Silent Signals in the Wasteland
The radiation counter clicks faster as Maya crouches behind the twisted metal remains of what was once a delivery truck. Fifty meters ahead, she can see the enemy reconnaissance drone hovering over the abandoned research facility, its red scanning beam sweeping methodically across the rubble. The facility contains critical data about Pandora's Box, but getting inside undetected requires coordination with her partner, Alex, who's positioned on the opposite side of the compound.
Radio silence is mandatory. The drone's sensors pick up electromagnetic signatures instantly, and even a whispered transmission would expose their position. But Maya has something better than radio waves: light. Her modified HERO Board sits in her pack, connected to a high-intensity LED that can pierce through the perpetual dust haze of the wasteland. She's programmed it to transmit the universal distress signal that every operative knows by heart.
Three short flashes. Three long flashes. Three short flashes. SOS.
But this isn't a distress call. It's a coded message that means something entirely different in their spy network: "Move on my signal." Alex sees the LED pattern from across the compound and nods silently. The timing is perfect. Each flash duration, each pause between signals, carries meaning that could determine whether they retrieve the data or become another pair of skeletons in the wasteland.
In a world where speaking too loudly can mean death, light becomes the perfect messenger. Silent, precise, and when properly coded, nearly impossible to intercept or decode without knowing the pattern. Maya's HERO Board doesn't just control an LED—it controls survival itself.
What You'll Learn
When you finish this mission, you'll be able to:
- Program your HERO Board to transmit Morse code using precise timing patterns
- Control LED duration and spacing to create recognizable dot-dash sequences
- Use string manipulation to convert text messages into light-based signals
- Implement loops that process character arrays for automated message transmission
- Create reliable communication systems that work in electromagnetic interference environments
- Build timing-critical applications that maintain precision across multiple signal cycles
Understanding Morse Code Communication
Morse code transforms the complex world of human language into something beautifully simple: long signals and short signals. Think of it like the difference between a quick tap on someone's shoulder and holding your hand there for a few seconds. Both are touches, but the duration carries different meaning.
Samuel Morse created this system in the 1830s because early telegraph equipment could only handle on-off signals. No voice transmission, no complex data streams, just the digital equivalent of a light switch being flipped. What emerged was something more powerful than its limitations suggested: a communication method that works across vast distances, through interference, and in conditions where voice communication fails completely.

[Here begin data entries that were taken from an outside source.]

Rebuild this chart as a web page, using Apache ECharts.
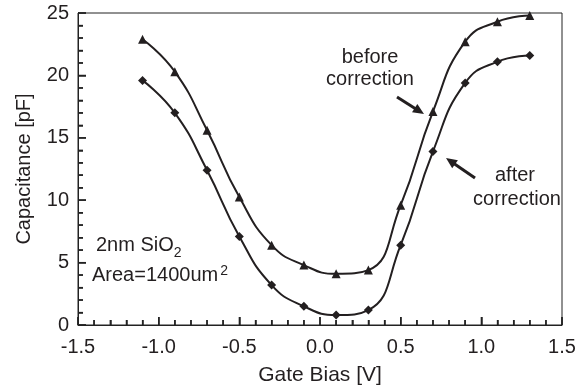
<!DOCTYPE html>
<html>
<head>
<meta charset="utf-8">
<script src="https://cdn.jsdelivr.net/npm/echarts@6/dist/echarts.min.js"></script>
<style>
  html, body { margin: 0; padding: 0; background: #fff; }
  #chart { width: 583px; height: 391px; }
</style>
</head>
<body>
<div id="chart"></div>
<script>
// gate bias points (V)
const gateBias = [-1.1, -0.9, -0.7, -0.5, -0.3, -0.1, 0.1, 0.3, 0.5, 0.7, 0.9, 1.1, 1.3];
// capacitance (pF)
const beforeCorrection = [22.9, 20.3, 15.6, 10.25, 6.4, 4.8, 4.1, 4.4, 9.6, 17.1, 22.7, 24.3, 24.8];
const afterCorrection = [19.6, 17.0, 12.4, 7.1, 3.2, 1.5, 0.8, 1.2, 6.4, 13.9, 19.4, 21.1, 21.6];

// axis ranges / tick steps
const xRange = [-1.5, 1.5], xMajor = 0.5, xMinor = 0.1;
const yRange = [0, 25], yMajor = 5, yMinor = 1;

const FONT = 'Liberation Sans, Arial, Helvetica, sans-serif';
const INK = '#231f20';
const FS = 20;

function pairs(xs, ys) {
    return xs.map((x, i) => [x, ys[i]]);
}

// tick marks as [value, isMajor]
function tickList(range, minor, major) {
    const out = [];
    const n = Math.round((range[1] - range[0]) / minor);
    for (let i = 0; i <= n; i++) {
        const v = +(range[0] + i * minor).toFixed(4);
        out.push([v, Math.abs(v / major - Math.round(v / major)) < 1e-6 ? 1 : 0]);
    }
    return out;
}

// arrow = shaft + filled head, pixel coords
function arrow(x1, y1, x2, y2) {
    const dx = x2 - x1, dy = y2 - y1;
    const len = Math.sqrt(dx * dx + dy * dy);
    const ux = dx / len, uy = dy / len;
    const hl = 11, hw = 5;
    const bx = x2 - ux * hl, by = y2 - uy * hl;
    return [
        {
            type: 'line',
            shape: { x1: x1, y1: y1, x2: bx + ux, y2: by + uy },
            style: { stroke: INK, lineWidth: 3 }
        },
        {
            type: 'polygon',
            shape: { points: [[x2, y2], [bx - uy * hw, by + ux * hw], [bx + uy * hw, by - ux * hw]] },
            style: { fill: INK }
        }
    ];
}

function label(text, x, y, align) {
    return {
        type: 'text',
        x: x,
        y: y,
        style: {
            text: text,
            font: FS + 'px ' + FONT,
            fill: INK,
            align: align || 'center',
            verticalAlign: 'middle'
        }
    };
}

const axisColor = '#222';

const chart = echarts.init(document.getElementById('chart'));

const option = {
    animation: false,
    grid: {
        left: 78,
        right: 21,
        top: 13,
        bottom: 62,
        show: true,
        borderColor: axisColor
    },
    xAxis: {
        type: 'value',
        min: xRange[0],
        max: xRange[1],
        interval: xMajor,
        name: 'Gate Bias [V]',
        nameLocation: 'middle',
        nameGap: 40,
        nameTextStyle: { fontFamily: FONT, fontSize: FS + 1, color: INK },
        axisLine: { show: true, onZero: false, lineStyle: { color: axisColor } },
        axisTick: { show: true, inside: true, length: 8, lineStyle: { color: axisColor, width: 1.5 } },
        minorTick: { show: true, splitNumber: 5, length: 5, lineStyle: { color: axisColor, width: 1.5 } },
        splitLine: { show: false },
        axisLabel: {
            fontFamily: FONT,
            fontSize: FS,
            color: INK,
            margin: 12,
            formatter: v => v.toFixed(1)
        }
    },
    yAxis: {
        type: 'value',
        min: yRange[0],
        max: yRange[1],
        interval: yMajor,
        name: 'Capacitance [pF]',
        nameLocation: 'middle',
        nameGap: 44,
        nameTextStyle: { fontFamily: FONT, fontSize: FS, color: INK },
        axisLine: { show: true, onZero: false, lineStyle: { color: axisColor } },
        axisTick: { show: true, inside: true, length: 8, lineStyle: { color: axisColor, width: 1.5 } },
        minorTick: { show: true, splitNumber: 5, length: 5, lineStyle: { color: axisColor, width: 1.5 } },
        splitLine: { show: false },
        axisLabel: { fontFamily: FONT, fontSize: FS, color: INK, margin: 9 }
    },
    series: [
        {
            name: 'before correction',
            type: 'line',
            smooth: 0.5,
            symbol: 'triangle',
            symbolSize: 9,
            data: pairs(gateBias, beforeCorrection),
            itemStyle: { color: INK },
            lineStyle: { color: INK, width: 2 }
        },
        {
            name: 'after correction',
            type: 'line',
            smooth: 0.5,
            symbol: 'diamond',
            symbolSize: 9,
            data: pairs(gateBias, afterCorrection),
            itemStyle: { color: INK },
            lineStyle: { color: INK, width: 2 }
        },
        {
            // x-axis tick marks, drawn inward
            type: 'custom',
            silent: true,
            clip: false,
            data: tickList(xRange, xMinor, xMajor).map(t => [t[0], yRange[0], t[1]]),
            renderItem: (params, api) => {
                const p = api.coord([api.value(0), api.value(1)]);
                const len = api.value(2) ? 8 : 5;
                return {
                    type: 'line',
                    shape: { x1: p[0], y1: p[1], x2: p[0], y2: p[1] - len },
                    style: { stroke: axisColor, lineWidth: 1.3 }
                };
            }
        },
        {
            // y-axis tick marks, drawn inward
            type: 'custom',
            silent: true,
            clip: false,
            data: tickList(yRange, yMinor, yMajor).map(t => [xRange[0], t[0], t[1]]),
            renderItem: (params, api) => {
                const p = api.coord([api.value(0), api.value(1)]);
                const len = api.value(2) ? 8 : 5;
                return {
                    type: 'line',
                    shape: { x1: p[0], y1: p[1], x2: p[0] + len, y2: p[1] },
                    style: { stroke: axisColor, lineWidth: 1.3 }
                };
            }
        }
    ],
    graphic: [
        label('before', 370, 57),
        label('correction', 370, 79),
        label('after', 515, 175),
        label('correction', 517, 199),
        ...arrow(397, 97, 424, 114),
        ...arrow(475, 178, 446, 158),
        {
            type: 'text',
            x: 96,
            y: 245,
            style: {
                text: '{a|2nm SiO}{s|2}',
                fill: INK,
                verticalAlign: 'middle',
                rich: {
                    a: { font: FS + 'px ' + FONT, fill: INK, lineHeight: 22, verticalAlign: 'middle' },
                    s: { font: '14px ' + FONT, fill: INK, lineHeight: 14, verticalAlign: 'bottom', padding: [0, 0, -4, 0] }
                }
            }
        },
        {
            type: 'text',
            x: 92,
            y: 275,
            style: {
                text: '{a|Area=1400um}{s|2}',
                fill: INK,
                verticalAlign: 'middle',
                rich: {
                    a: { font: FS + 'px ' + FONT, fill: INK, lineHeight: 22, verticalAlign: 'middle' },
                    s: { font: '14px ' + FONT, fill: INK, lineHeight: 14, verticalAlign: 'top', padding: [0, 0, 0, 2] }
                }
            }
        }
    ]
};

chart.setOption(option);
</script>
</body>
</html>
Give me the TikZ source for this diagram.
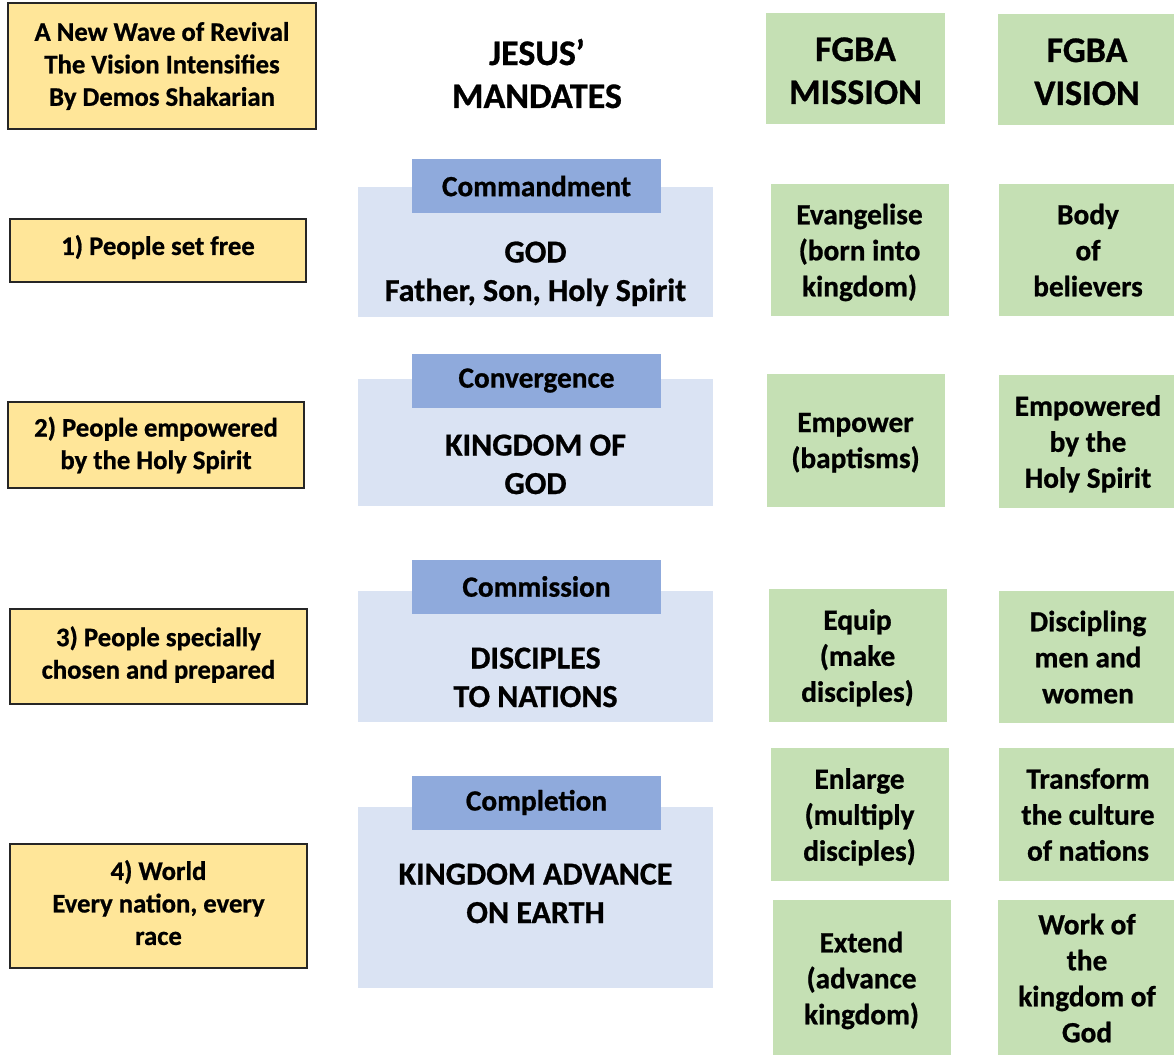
\documentclass[tikz,border=0pt]{standalone}
\usepackage{fontspec}
\setmainfont{Carlito}[BoldFeatures={FakeBold=0.8}]
\definecolor{yellowfill}{HTML}{FFE699}
\definecolor{bluefill}{HTML}{DAE3F3}
\definecolor{tabfill}{HTML}{8FAADC}
\definecolor{greenfill}{HTML}{C5E0B4}
\tikzset{
  yellowbox/.style={shape=rectangle,draw=black!85,line width=1.5pt,fill=yellowfill,inner sep=0pt,align=center,font=\bfseries\fontsize{26.7pt}{32.5pt}\selectfont},
  bluebox/.style={shape=rectangle,fill=bluefill,inner sep=0pt,minimum width=355pt},
  tabbox/.style={shape=rectangle,fill=tabfill,inner sep=0pt,minimum width=249pt,minimum height=54pt,font=\bfseries\fontsize{29.3pt}{35pt}\selectfont},
  greenbox/.style={shape=rectangle,fill=greenfill,inner sep=0pt,align=center,minimum width=178pt,text depth=0pt,font=\bfseries\fontsize{29.3pt}{36pt}\selectfont},
  bluetext/.style={align=center,inner sep=0pt,anchor=base,font=\bfseries\fontsize{32pt}{38.5pt}\selectfont},
  headtext/.style={align=center,inner sep=0pt,anchor=base,font=\bfseries\fontsize{36pt}{43pt}\selectfont}
}
\begin{document}
\begin{tikzpicture}[x=1pt,y=-1pt]
  \useasboundingbox (0,0) rectangle (1174,1054);

  % left column
  \node[yellowbox,minimum width=308pt,minimum height=126pt] (title) at (162,66) {A New Wave of Revival\\The Vision Intensifies\\By Demos Shakarian};
  \node[yellowbox,minimum width=296pt,minimum height=63pt,text depth=11pt] (p1) at (158,250.5) {1) People set free};
  \node[yellowbox,minimum width=296pt,minimum height=86pt] (p2) at (156,445) {2) People empowered\\by the Holy Spirit};
  \node[yellowbox,minimum width=297pt,minimum height=95pt,text depth=8pt] (p3) at (158.5,656.5) {3) People specially\\chosen and prepared};
  \node[yellowbox,minimum width=297pt,minimum height=124pt,text depth=7pt] (p4) at (158.5,906) {4) World\\Every nation, every\\race};

  % middle column
  \node[headtext] (mandates) at (537,108) {JESUS’\\MANDATES};

  \node[bluebox,minimum height=130pt] (m1) at (535.5,252) {};
  \node[tabbox] (c1) at (536.5,186) {Commandment};
  \node[bluetext] (m1text) at (535.5,301) {GOD\\Father, Son, Holy Spirit};

  \node[bluebox,minimum height=127pt] (m2) at (535.5,442.5) {};
  \node[tabbox] (c2) at (536.5,380.5) {Convergence};
  \node[bluetext] (m2text) at (535.5,494) {KINGDOM OF\\GOD};

  \node[bluebox,minimum height=131pt] (m3) at (535.5,656.5) {};
  \node[tabbox] (c3) at (536.5,586.5) {Commission};
  \node[bluetext] (m3text) at (535.5,707) {DISCIPLES\\TO NATIONS};

  \node[bluebox,minimum height=181pt] (m4) at (535.5,897.5) {};
  \node[tabbox] (c4) at (536.5,802.5) {Completion};
  \node[bluetext] (m4text) at (535.5,923) {KINGDOM ADVANCE\\ON EARTH};

  % right columns
  \node[greenbox,minimum width=179pt,minimum height=111pt] (mission) at (855.5,68.5) {};
  \node[headtext] (missiontext) at (855.5,104) {FGBA\\MISSION};
  \node[greenbox,minimum height=111pt] (vision) at (1087,69.5) {};
  \node[headtext] (visiontext) at (1087,105) {FGBA\\VISION};

  \node[greenbox,minimum height=132pt] (g1) at (859.5,250) {Evangelise\\(born into\\kingdom)};
  \node[greenbox,minimum height=133pt] (g2) at (855.5,440.5) {Empower\\(baptisms)};
  \node[greenbox,minimum height=133pt] (g3) at (857.5,655.5) {Equip\\(make\\disciples)};
  \node[greenbox,minimum height=133pt] (g4) at (859.5,814.5) {Enlarge\\(multiply\\disciples)};
  \node[greenbox,minimum height=156pt] (g5) at (861.5,978) {Extend\\(advance\\kingdom)};

  \node[greenbox,minimum height=132pt] (v1) at (1088,250) {Body\\of\\believers};
  \node[greenbox,minimum height=133pt] (v2) at (1088,441.5) {Empowered\\by the\\Holy Spirit};
  \node[greenbox,minimum height=132pt] (v3) at (1088,657) {Discipling\\men and\\women};
  \node[greenbox,minimum height=133pt] (v4) at (1088,814.5) {Transform\\the culture\\of nations};
  \node[greenbox,minimum height=156pt] (v5) at (1087,978) {Work of\\the\\kingdom of\\God};
\end{tikzpicture}
\end{document}
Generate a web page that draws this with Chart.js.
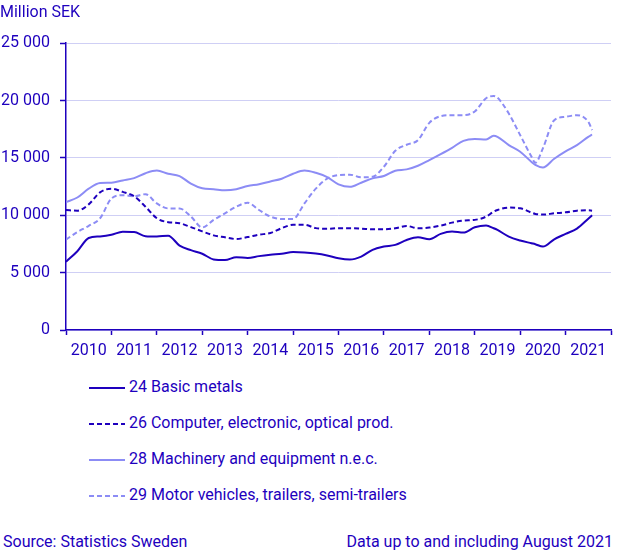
<!DOCTYPE html>
<html>
<head>
<meta charset="utf-8">
<script src="https://cdn.jsdelivr.net/npm/chart.js@4"></script>
<style>
  body { margin: 0; background: #fff; font-family: Roboto, sans-serif; color: #1e00be; }
  #wrap { position: relative; width: 635px; height: 554px; }
  #box { position: absolute; left: 0; top: 0; width: 635px; height: 360px; }
  #legend { position: absolute; left: 89px; top: 377px; font-size: 16px; }
  #legend div { height: 36px; display: flex; align-items: flex-start; }
  #legend svg { margin-top: 9px; margin-right: 4px; }
  .foot { position: absolute; top: 532px; font-size: 16px; }
</style>
</head>
<body>
<div id="wrap">
  <div id="box"><canvas id="chart"></canvas></div>
  <div id="legend"></div>
  <div class="foot" style="left:3px">Source: Statistics Sweden</div>
  <div class="foot" style="right:22px">Data up to and including August 2021</div>
</div>
<script>
// months since January 2010
const months = [0, 3, 6, 9, 12, 15, 18, 21, 24, 27, 30, 33, 36, 39, 42, 45, 48, 51, 54, 57,
  60, 63, 66, 69, 72, 75, 78, 81, 84, 87, 90, 93, 96, 99, 102, 105, 108, 111, 113, 114,
  117, 120, 123, 124, 126, 129, 132, 135, 138, 139];
const yearLabels = ['2010', '2011', '2012', '2013', '2014', '2015', '2016', '2017', '2018', '2019', '2020', '2021'];

const basicMetals = [5950, 6870, 8020, 8160, 8300, 8560, 8540, 8180, 8150, 8220, 7360, 6960, 6650, 6150, 6100, 6350, 6270, 6440, 6560, 6640,
  6790, 6760, 6670, 6500, 6250, 6140, 6400, 6990, 7270, 7420, 7850, 8090, 7910, 8380, 8580, 8490, 8950, 9100, 8870, 8720,
  8140, 7800, 7560, 7480, 7270, 7910, 8380, 8840, 9700, 10000];
const computer = [10460, 10400, 10950, 12000, 12320, 12040, 11660, 10750, 9740, 9400, 9310, 8970, 8600, 8250, 8080, 7930, 8100, 8310, 8450, 8880,
  9170, 9170, 8880, 8820, 8870, 8870, 8840, 8780, 8780, 8870, 9070, 8870, 8930, 9100, 9360, 9540, 9600, 9880, 10320, 10460,
  10670, 10610, 10230, 10120, 10060, 10170, 10260, 10400, 10430, 10400];
const machinery = [11150, 11550, 12320, 12810, 12840, 13040, 13240, 13670, 13900, 13620, 13420, 12760, 12350, 12270, 12180, 12270, 12550, 12700, 12950, 13190,
  13620, 13900, 13700, 13330, 12700, 12480, 12840, 13220, 13420, 13880, 14000, 14320, 14810, 15330, 15880, 16490, 16640, 16600, 16930, 16840,
  16120, 15540, 14650, 14400, 14170, 14930, 15570, 16120, 16840, 17040];
const motorVehicles = [7880, 8540, 9080, 9740, 11460, 11750, 11660, 11840, 11030, 10600, 10600, 9890, 8940, 9600, 10170, 10750, 11090, 10460, 9890, 9680,
  9680, 11030, 12320, 13190, 13500, 13540, 13310, 13360, 14230, 15620, 16150, 16550, 18060, 18640, 18730, 18730, 19050, 20200, 20400, 20250,
  18870, 16990, 15100, 14580, 15830, 18290, 18580, 18730, 18150, 17430];

const dark = '#1e00be';
const light = '#8c8cf5';
const gridColor = '#cfcff5';

const toPoints = vals => vals.map((v, i) => ({ x: months[i], y: v }));
const series = (label, vals, color, dashed) => ({
  label: label,
  data: toPoints(vals),
  borderColor: color,
  backgroundColor: color,
  borderWidth: 2,
  borderDash: dashed ? [5, 3] : [],
  pointRadius: 0,
  cubicInterpolationMode: 'monotone',
  fill: false
});

Chart.defaults.font.family = 'Roboto';
Chart.defaults.font.size = 16;
Chart.defaults.color = dark;

const chart = new Chart(document.getElementById('chart'), {
  type: 'line',
  data: {
    datasets: [
      series('24 Basic metals', basicMetals, dark, false),
      series('26 Computer, electronic, optical prod.', computer, dark, true),
      series('28 Machinery and equipment n.e.c.', machinery, light, false),
      series('29 Motor vehicles, trailers, semi-trailers', motorVehicles, light, true)
    ]
  },
  options: {
    responsive: true,
    maintainAspectRatio: false,
    animation: false,
    layout: { padding: { left: 0, right: 24, bottom: 0 } },
    plugins: {
      legend: { display: false },
      tooltip: { enabled: false },
      title: {
        display: true,
        text: 'Million SEK',
        align: 'start',
        color: dark,
        font: { size: 16, weight: 'normal' },
        padding: { top: 3, bottom: 21 }
      }
    },
    scales: {
      x: {
        type: 'linear',
        min: 0,
        max: 144,
        afterFit: scale => { scale.height = 30; },
        grid: { drawOnChartArea: false, drawTicks: true, tickLength: 5, tickColor: dark, tickWidth: 1.5 },
        border: { color: dark, width: 1.5 },
        ticks: {
          stepSize: 12,
          autoSkip: false,
          maxRotation: 0,
          padding: 6,
          labelOffset: 22.7,
          color: dark,
          callback: (value, index) => yearLabels[index] || ''
        }
      },
      y: {
        min: 0,
        max: 25000,
        afterFit: scale => { scale.width = 66; },
        grid: { color: gridColor, lineWidth: 1, tickLength: 6, tickColor: dark, tickWidth: 1.5 },
        border: { color: dark, width: 1.5 },
        ticks: {
          stepSize: 5000,
          padding: 10,
          color: dark,
          callback: value => String(value).replace(/\B(?=(\d{3})+(?!\d))/g, ' ')
        }
      }
    }
  }
});

// legend in html, one item per row
const legendBox = document.getElementById('legend');
chart.data.datasets.forEach(ds => {
  const row = document.createElement('div');
  const dash = ds.borderDash.length ? ' stroke-dasharray="5 3"' : '';
  row.innerHTML = '<svg width="36" height="4"><line x1="0" y1="2" x2="36" y2="2" stroke="' +
    ds.borderColor + '" stroke-width="2"' + dash + '/></svg><span>' + ds.label + '</span>';
  legendBox.appendChild(row);
});
</script>
</body>
</html>
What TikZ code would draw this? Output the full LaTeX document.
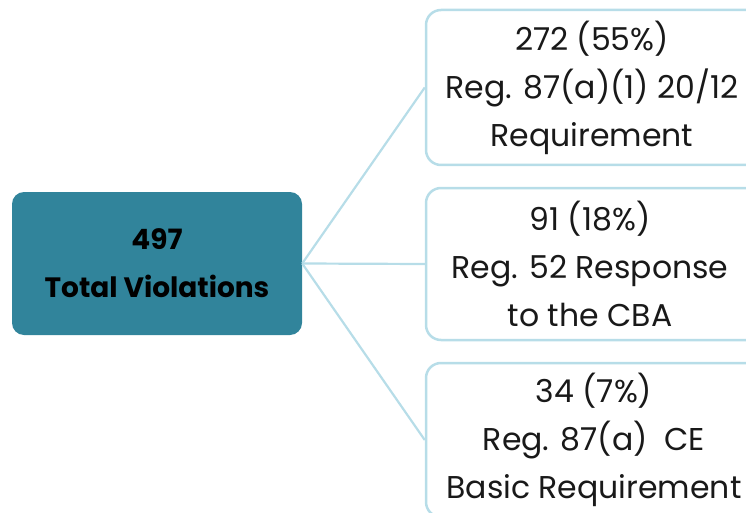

The genius lies in the timing relationships. A dot lasts one unit of time, a dash lasts three units. Between dots and dashes within the same letter, you pause for one unit. Between different letters, you pause for three units. Between words, you pause for seven units. These mathematical relationships create a rhythm that trained operators can recognize even when the signal is weak or partially obscured.
Your HERO Board excels at this type of precise timing control. While humans might struggle to maintain exact durations under stress, your microcontroller can repeat the same pattern thousands of times without drift or error. When lives depend on clear communication, this reliability becomes invaluable. The LED becomes your telegraph key, transforming electrical pulses into visual signals that can travel as far as the light can reach.
Wiring Your Morse Code Transmitter

- Connect the LED's positive leg (longer wire) to pin 13 on your HERO Board
- Connect the LED's negative leg to any ground (GND) pin on the board
- Verify the LED sits securely in the connections
Why this works: Pin 13 has a built-in current-limiting resistor, making it perfect for driving LEDs directly. The ground connection completes the circuit, allowing current to flow through the LED when pin 13 goes HIGH. This creates the visual signal path for your Morse code transmission.